If the military or cloister have no place for these unlucky people, then at least they have the stomping grounds of the colonies of Britain at their disposal. These colonies give them room enough to grab some money, to speculate, to grow wheat and fruit, if that’s what they want. All of a sudden, they barely know themselves. Instead of their morose club-chairs in Piccadilly, they sit on a good, cold clod of Mother Earth! Most importantly, they don’t have to worry about running into the eldest brother Viscount or Lord So-and-So, the man who needed no more luck than to come into the world first.
The younger son really does look like a man of the club, who sits in the gutter after a party and thinks to himself: should I soak myself in whiskey, should I soak myself in ladies, or wouldn’t I rather shoot myself and be done with it?
He can become an aviator or a sports correspondent. If he’s clever and good with his hands, he takes the Empress of Ireland to the Dominion. And now we stretch both our feet on the same hotel table. And we both have, for different reasons, bags full of brochures on farm land, cattle breeding, trip routes, real estate speculation . . . brochures that are tossed among the people and which encourage the sluggish fantasies of these younger sons.
At the moment, most people are hiding behind long political speeches, all of which repeat the nasty word reciprocity.
Unfortunately, I will have to hear this malevolent word for seven weeks. On the 21st of September, Canada held elections, and the question is: should there be a reciprocal relationship with the Union or not? A liberal government or a conservative? Sir Wilfred Laurier or Mr. R. L. Borden?
In this country of the future, where the impatient earth cries out to be fertilized, I’m forced to listen to a political scolding for seven weeks. I decided to thoroughly anesthetize myself in advance.
A young Canadian, the product of a well-known family, supplies all of Canada with harvesting machines, gives away concert halls and organs, and serves as my tour guide through Toronto. It’s because of him that I was one of the guests of the learned and influential gentlemen in the York Club and later in the Gold Club. I told them about Germany as they told me things about Canada. It was a fine opportunity to speak and to listen.
I realize immediately that I am a socialist set loose in a nest of conservatives. But everything goes well and, as we sit in a beautiful house with a view of Ontario, we all have a good time with each other.
Today, on the 27th of September, the liberal government is buried in a landslide, as it is picturesquely called, and the conservatives are on top. I’m now in the company of a kind, old man, who, in the new government, will now be offered one of the three top positions in the dominion. I might have pricked up my ears and paid attention, if I could have listened to the important question of reciprocity, or at least to the most definitive and authoritative opinions on the matter, so I could take them with me on my way through the seven weeks.
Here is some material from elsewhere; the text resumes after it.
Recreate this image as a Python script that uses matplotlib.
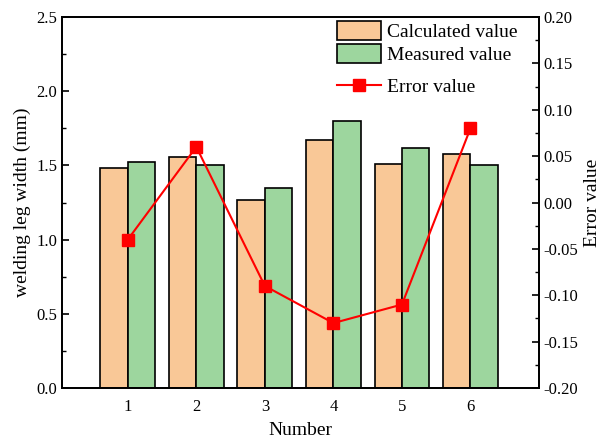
import numpy as np
import matplotlib.pyplot as plt
from matplotlib.patches import Patch
from matplotlib.lines import Line2D
from matplotlib.ticker import MultipleLocator

plt.rcParams['font.family'] = ['Liberation Serif', 'DejaVu Serif']
plt.rcParams['font.size'] = 12
plt.rcParams['axes.unicode_minus'] = False

# sample number and leg widths (mm)
numbers = [1, 2, 3, 4, 5, 6]
calculated = [1.48, 1.56, 1.27, 1.67, 1.51, 1.58]
measured = [1.52, 1.50, 1.35, 1.80, 1.62, 1.50]
error = [-0.04, 0.06, -0.09, -0.13, -0.11, 0.08]

calc_color = '#F9C897'
meas_color = '#9DD69E'
width = 0.4

fig = plt.figure(figsize=(6.04, 4.42), dpi=100)
ax = fig.add_axes([0.1026, 0.1222, 0.7898, 0.8393])
x = np.array(numbers)

ax.bar(x - width / 2, calculated, width, color=calc_color, edgecolor='black', linewidth=1.2)
ax.bar(x + width / 2, measured, width, color=meas_color, edgecolor='black', linewidth=1.2)

ax.set_xlim(0.04, 7.0)
ax.set_ylim(0, 2.5)
ax.set_xticks(numbers)
ax.yaxis.set_major_locator(MultipleLocator(0.5))
ax.yaxis.set_minor_locator(MultipleLocator(0.25))
ax.tick_params(axis='x', length=0, pad=8)
ax.tick_params(axis='y', direction='in', length=5, width=1.2)
ax.tick_params(axis='y', which='minor', direction='in', length=3, width=1.0)
ax.set_xlabel('Number', fontsize=14, labelpad=5)
ax.set_ylabel('welding leg width (mm)', fontsize=14)
for s in ax.spines.values():
    s.set_linewidth(1.3)

ax2 = ax.twinx()
ax2.plot(x, error, color='red', linewidth=1.5, marker='s', markersize=8.5)
ax2.set_ylim(-0.20, 0.20)
ax2.yaxis.set_major_locator(MultipleLocator(0.05))
ax2.yaxis.set_minor_locator(MultipleLocator(0.025))
ax2.tick_params(axis='y', direction='in', length=5, width=1.2)
ax2.tick_params(axis='y', which='minor', direction='in', length=3, width=1.0)
ax2.set_ylabel('Error value', fontsize=14)
for s in ax2.spines.values():
    s.set_linewidth(1.3)

# bar legend and line legend, stacked with a gap between them
bar_handles = [
    Patch(facecolor=calc_color, edgecolor='black', linewidth=1.2),
    Patch(facecolor=meas_color, edgecolor='black', linewidth=1.2),
]
leg1 = fig.legend(bar_handles, ['Calculated value', 'Measured value'],
                  loc='upper left', bbox_to_anchor=(337 / 604, 1 - 21 / 442),
                  frameon=False, fontsize=14, borderpad=0, borderaxespad=0,
                  handlelength=2.27, handleheight=1.1, handletextpad=0.3,
                  labelspacing=0.15)
line_handle = Line2D([], [], color='red', linewidth=1.5, marker='s', markersize=8.5)
fig.legend([line_handle], ['Error value'],
           loc='center left', bbox_to_anchor=(337 / 604, 1 - 87 / 442),
           frameon=False, fontsize=14, borderpad=0, borderaxespad=0,
           handlelength=2.27, handletextpad=0.3)

fig.savefig('out.png', dpi=100)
Instead of this, all I got were a pair of monologues, which left me in the fairly primitive standpoint of a preacher in Hyde Park on Sunday afternoon. The Americans need the farm products of Canada, and the Americans would like to see their industrial products let loose in Canada. Through free trade, Canadians would like to be able to sit down to a less expensive breakfast in less expensive clothing. The American quarter is just as good as an English schilling; this is a famous saying of Sir Wilfrid Laurier. On the other hand, they are still an English dominion, united to the homeland by the Atlantic Ocean, whereas all that separates the states and the dominion is a dotted line. The English knife-sharpener looks at his Canadian consumers as brothers, but then has to peek over his shoulder at the country on the other side of the dotted line, which is cutting off his lifeline over the sea. What follows is that both halves of North America would have to be stuck together, etc.
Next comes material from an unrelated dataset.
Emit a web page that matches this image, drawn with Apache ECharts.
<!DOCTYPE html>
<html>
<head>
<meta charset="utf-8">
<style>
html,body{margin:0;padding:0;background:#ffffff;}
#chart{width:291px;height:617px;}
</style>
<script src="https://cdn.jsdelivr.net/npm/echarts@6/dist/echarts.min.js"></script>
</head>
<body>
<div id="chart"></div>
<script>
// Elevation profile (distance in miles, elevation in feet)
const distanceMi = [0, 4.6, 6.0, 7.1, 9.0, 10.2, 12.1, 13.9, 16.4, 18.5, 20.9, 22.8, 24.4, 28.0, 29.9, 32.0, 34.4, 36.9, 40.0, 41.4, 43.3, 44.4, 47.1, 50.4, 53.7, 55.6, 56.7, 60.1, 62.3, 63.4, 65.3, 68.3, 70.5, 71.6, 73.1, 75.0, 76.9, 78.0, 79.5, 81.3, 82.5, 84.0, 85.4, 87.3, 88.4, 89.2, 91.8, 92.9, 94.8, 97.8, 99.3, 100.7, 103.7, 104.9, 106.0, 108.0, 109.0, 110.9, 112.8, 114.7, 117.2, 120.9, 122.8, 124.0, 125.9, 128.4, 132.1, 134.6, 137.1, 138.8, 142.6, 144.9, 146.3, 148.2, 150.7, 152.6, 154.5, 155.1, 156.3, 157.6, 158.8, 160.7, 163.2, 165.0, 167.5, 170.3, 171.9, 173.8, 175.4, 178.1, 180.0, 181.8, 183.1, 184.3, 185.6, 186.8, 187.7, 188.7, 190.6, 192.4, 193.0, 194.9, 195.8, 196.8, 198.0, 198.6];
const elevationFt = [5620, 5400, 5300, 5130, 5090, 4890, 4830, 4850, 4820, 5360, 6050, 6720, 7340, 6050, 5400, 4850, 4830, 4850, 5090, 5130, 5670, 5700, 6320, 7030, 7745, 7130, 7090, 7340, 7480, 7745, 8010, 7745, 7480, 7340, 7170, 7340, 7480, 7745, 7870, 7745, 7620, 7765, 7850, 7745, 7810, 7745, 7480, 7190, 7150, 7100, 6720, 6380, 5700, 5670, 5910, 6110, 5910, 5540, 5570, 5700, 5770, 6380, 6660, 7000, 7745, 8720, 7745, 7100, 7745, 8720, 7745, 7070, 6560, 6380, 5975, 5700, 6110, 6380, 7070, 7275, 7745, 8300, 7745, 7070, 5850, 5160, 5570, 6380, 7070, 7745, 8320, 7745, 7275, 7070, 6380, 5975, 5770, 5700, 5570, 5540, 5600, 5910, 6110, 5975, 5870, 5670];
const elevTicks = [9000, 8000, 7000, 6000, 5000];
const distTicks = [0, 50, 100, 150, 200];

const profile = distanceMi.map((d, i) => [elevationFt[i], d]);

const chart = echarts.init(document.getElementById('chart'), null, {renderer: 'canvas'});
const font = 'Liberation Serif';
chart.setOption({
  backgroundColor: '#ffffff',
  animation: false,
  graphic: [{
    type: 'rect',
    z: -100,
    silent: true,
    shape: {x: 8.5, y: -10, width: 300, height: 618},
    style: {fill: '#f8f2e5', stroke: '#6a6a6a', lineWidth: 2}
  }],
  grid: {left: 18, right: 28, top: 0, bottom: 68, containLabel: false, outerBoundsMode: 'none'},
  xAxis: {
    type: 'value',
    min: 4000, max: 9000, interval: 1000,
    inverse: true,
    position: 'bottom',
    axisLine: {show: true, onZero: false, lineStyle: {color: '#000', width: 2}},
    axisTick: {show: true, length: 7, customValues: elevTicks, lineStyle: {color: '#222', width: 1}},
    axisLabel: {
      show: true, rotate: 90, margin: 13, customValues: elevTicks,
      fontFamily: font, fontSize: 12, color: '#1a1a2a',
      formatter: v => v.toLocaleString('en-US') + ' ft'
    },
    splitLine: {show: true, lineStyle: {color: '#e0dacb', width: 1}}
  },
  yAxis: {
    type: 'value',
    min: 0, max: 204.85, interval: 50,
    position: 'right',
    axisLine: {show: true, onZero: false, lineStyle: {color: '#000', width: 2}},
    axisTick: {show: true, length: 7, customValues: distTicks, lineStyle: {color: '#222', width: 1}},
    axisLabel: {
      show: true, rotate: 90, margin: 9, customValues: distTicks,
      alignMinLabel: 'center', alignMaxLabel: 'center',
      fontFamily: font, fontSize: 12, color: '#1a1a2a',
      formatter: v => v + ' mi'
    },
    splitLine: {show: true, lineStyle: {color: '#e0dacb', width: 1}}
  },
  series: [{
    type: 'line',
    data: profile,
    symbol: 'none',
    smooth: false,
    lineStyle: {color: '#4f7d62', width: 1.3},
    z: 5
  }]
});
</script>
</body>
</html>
I ask myself: what does it mean to humanity whether or not they’re reciprocal? Whatever interests one political party accepts, the other one rejects. Does the world take one step forward if the liberals stay at the rudder? Does it take a step back if the other fights them off? What does it give to the poor people, the poor women who prostitute themselves for bread, the poor children, the poor criminals and all the people slowly growing dumber on account of 250 churches at each train stop? Ha, the will of the people, the ancient lie of world history!
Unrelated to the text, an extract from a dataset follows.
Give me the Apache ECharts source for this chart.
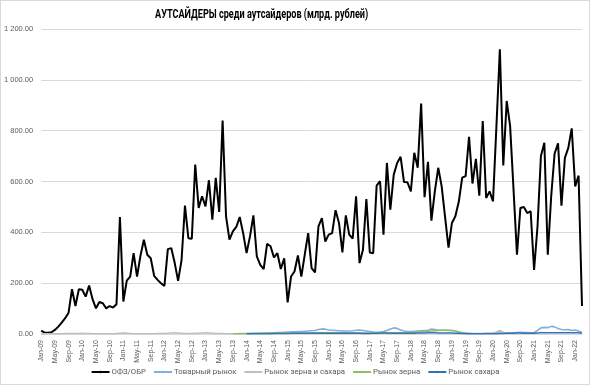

I’ve traveled over the border between Canada and the Union a couple of times. The mountains run across the boundary and seeds fly over it in the wind. The sunflowers don’t know about reciprocity and look neither to Sir Wilfrid nor Mr. Taft. Whereby this foolishness.
I endeavor to especially pay attention when one of my hosts asks me in all earnestness (it is the beginning of August and there’s still no word from Morocco): please, come out with it, does Germany want a war with England or not?
“Ha!” I say. “Ha! Who is this Germany that wants or doesn’t want? I believe you are referring to the German people. But the German people, like the people of other countries, want nothing more than a bank account and a checkbook. They’re not thinking about slaughtering Mr. Tommy Atkins or drilling a hole into the Dreadnought. You don’t want to confuse the German people with anyone who raises his voice whenever he says the word war.”
“Good,” the learned gentleman says and smiles. The influential man, who by now should be a high dignitary, says, “Good!” I enjoyed the shouting, which reminded me of the shouts you use to celebrate a boxing match when one young boy uppercuts another while in the ring.
Luckily, the politics don’t last long. Everyone starts talking about German literature. The history professor from the University of Toronto explains to me what I’ve already heard at Cornell, that Storm’s Immensee is the most read German book in the schools, and not only in the schools, but in all of America. As for classic books, Freytag’s Soll und Haben is the most popular. But among modern authors, Gustav Frenssen is the most read.
Then we started talking about Gerhart Hauptmann. It was getting late, and nobody talked anymore about war and reciprocity.